Posted By: Val Re: Gonna be a long year - 09/11/15 06:08 AM
I'm confused. Not by your son's initial answer, which is obviously correct, but by the teacher's. However, it is late and I am sick with a cold right now.

Here is my suggestion: get him to ask or email the teacher with the simple question, "I don't understand. Can you explain? I checked my answer and I know it's right and you marked it correct, and I don't understand why I should do this additional step" (or whatever it is; cold-addled brain not functioning).

That way, she'll have to show her reasoning. If it doesn't work, she, err, won't be able to. Email won't put her on the spot (though she might ignore it). There is always a risk that she'll get angry if a student finds that she made a mistake. But my brain is addled right now. Maybe someone else will understand this better than I can at this point.
Posted By: Val Re: Gonna be a long year - 09/11/15 06:27 AM
(Waiting for decongestant to take effect; how pathetic)

Maybe she was thinking [(3)(100)] - 5 = 295.

This is your brain on cold meds (well, mine anyway). shocked
Posted By: ElizabethN Re: Gonna be a long year - 09/11/15 05:36 PM
I think she may just want him to write 3n-5, instead of 3(n-1)-2.
Posted By: suevv Re: Gonna be a long year - 09/11/15 06:08 PM
Originally Posted by ElizabethN
I think she may just want him to write 3n-5, instead of 3(n-1)-2.

Which - of course - are mathematically the same. This is so painful to see. Was it like this when we were kids and we just didn't realize it?
Posted By: ElizabethN Re: Gonna be a long year - 09/11/15 06:21 PM
Originally Posted by suevv
Which - of course - are mathematically the same. This is so painful to see. Was it like this when we were kids and we just didn't realize it?


Well, yes, but I can't say I ever felt oppressed by being require to simplify expressions. There were plenty of things in school that I thought were unfair, but losing a point for failing to write it in its simplest form wasn't one of them.
Posted By: suevv Re: Gonna be a long year - 09/11/15 06:24 PM
Fair point!
Posted By: Val Re: Gonna be a long year - 09/11/15 06:35 PM
Hmm. If she had meant, "Use the distributive property to simplify," I would be inclined to agree. But she wrote:

Originally Posted by teacher's comment
So she wants it to be A-sub-n = 3(A-sub-n-minus-1) -5.
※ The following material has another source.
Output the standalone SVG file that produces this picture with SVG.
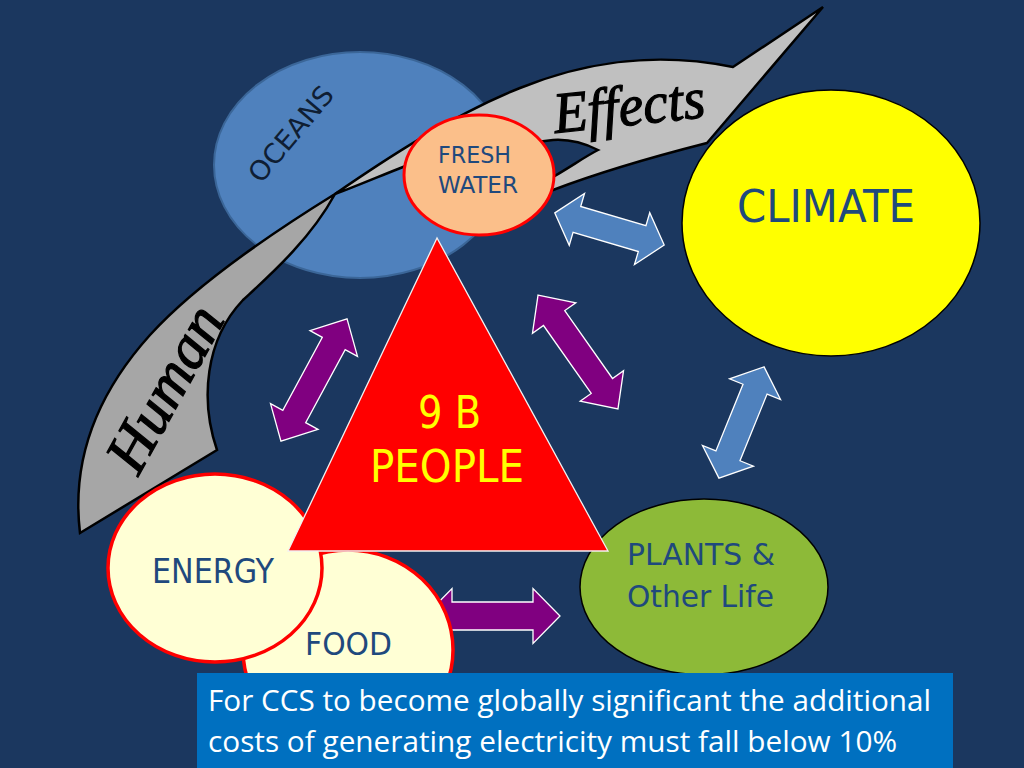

If this comment has been conveyed accurately, the expression would be:

3(99)-5, as it wants you to subtract one from A. This would give 292, not 295.

Again, my brain isn't functioning at full capacity right now; am I wrong? If I am wrong, I will stop contributing to this thread.
Posted By: polarbear Re: Gonna be a long year - 09/11/15 06:35 PM
Originally Posted by suevv
Originally Posted by ElizabethN
I think she may just want him to write 3n-5, instead of 3(n-1)-2.

Which - of course - are mathematically the same. This is so painful to see. Was it like this when we were kids and we just didn't realize it?

Well... my math teachers wanted things written in simplest form, so they would have wanted this equation written with n instead of n-1. It may seem silly at this level of math, but it gets to be helpful as you move into more complicated equations.

Did the teacher take points off for it or just point out that it wasn't in simplest form? And did the instructions ask for it in simplest form? (you don't have to actually answer those questions - just pointing out that this example doesn't sound like an issue that I'd lose any sleep over).

Best wishes,

polarbear
Posted By: Nautigal Re: Gonna be a long year - 09/11/15 07:05 PM
No, she wants the A-sub-n-minus-1 in the equation, which seems to let out the simplification of the thing he wrote -- I think. We're going to work out a plea for clarification in suitable diplomatic form and see what falls out.

I am trying to teach the boy diplomacy, so this class may at least be good for that.
Posted By: ElizabethN Re: Gonna be a long year - 09/11/15 07:14 PM
Well, it is correct to write this series as

An = 3n - 5

or

An = An-1 + 3; A1 = -2

The statement that An = 3 An-1 - 5 is just wrong. If that were correct, then given that we know that A1 = -2, then A2 would be 3(-2) - 5 = -11, and A3 would be 3(-11) - 5 = -38, etc.
Posted By: Nautigal Re: Gonna be a long year - 09/12/15 12:19 AM
Good deal -- we'll see if we can get a clarification from her, and see if she meant anything like that. I hope so, for the sake of the class.

So far they've only been dealing with n-1 and A-sub-n-minus-1 constructions, so I'm pretty sure she wasn't thinking of the 3n-5. If so, then she's thinking ahead of where they are and that would be a good thing, too!